Taken at face value, The Rehearsal is built around the premise that the rigors of real life might be more palatable if we can prepare for them. Maybe, if we know the trivia answers ahead of time, and have our drink order prepared at the bar, it'll be easier to tell a friend that we've misled them about our Master's degree. But ironically, the finale reveals how the intricacies of the human psyche can never be hedged against; that even in a fully authored environment, where Fielder can summon winter itself with the sheer power of HBO's budget, relationships can become strained, muddied, and impossible to predict.
Fielder prepared for everything, and yet this boy still wanted him to be his dad—and despite himself, he felt the same way. Move heaven and earth, and people will still be capable of hurting other people; on purpose, accidentally, somewhere in between.
Remy eventually moves beyond his Fielder phase. The last time we see him in the episode, he's calling Nathan by his name again, and the statutes of reality and fantasy are back in place. And yet, Fielder isn't fully satisfied. Something still eats at his core.
So he engineers the most audacious simulation we've seen so far in The Rehearsal. Fielder dons the guise of Remy's mother, in an exact replica of her home, with a facsimile of her son close by.
Together, they reenact all of their time spent on the show. They send in an audition tape, they meet a Fielder stand-in, they watch as a strange familial bond grows, and they reckon with the fallout that follows. The show ends with Fielder, dressed as a mother, instructing her factitious child—who is sobbing from the emotional whiplash—that life is better with surprises, that the television host didn't mean to confuse him, that we're all figuring things out along the way.

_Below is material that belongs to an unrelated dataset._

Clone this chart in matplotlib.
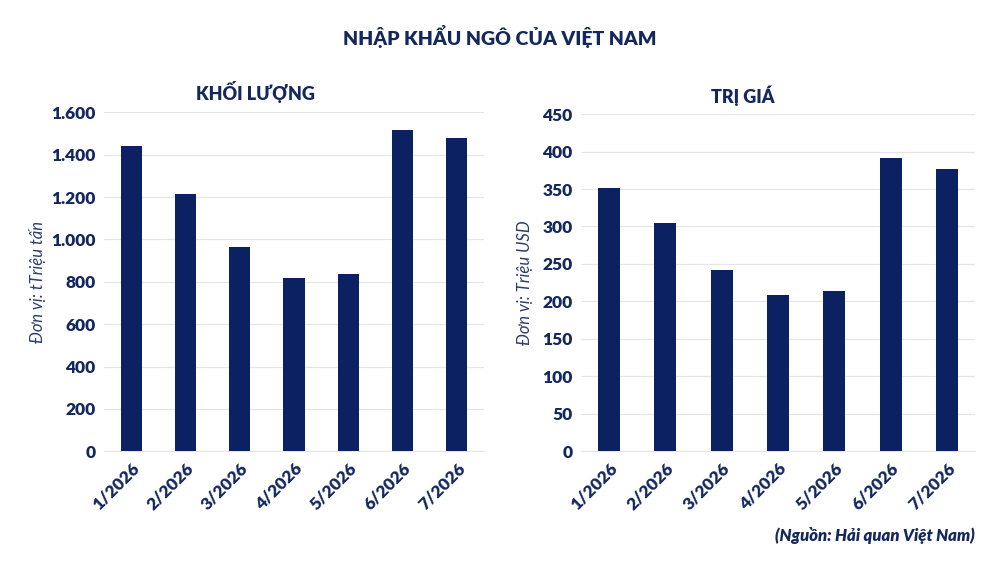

You could imagine Fielder wanting to say these things to Remy itself, but in this pocket dimension, a rehearsal is the best he can hope for. And yet, the scene breaks. Fielder refers to himself as a dad, despite the fact that he's playing a mom. The child actor corrects him, in a whisper you might use to hint at a lineread on stage. "No," responds Fielder, with a borderline sinister tone. "I'm your dad." The two run off to go play.
Throughout The Rehearsal we watched as Fielder slowly came to terms with the rubble in his wake. But at the moment of truth, he still prioritized his own well-being over everyone else he's wronged. On this show, Fielder's hurt feelings are the only ones that matter. What a fascinating journey into the abyss. It can only get bleaker from here.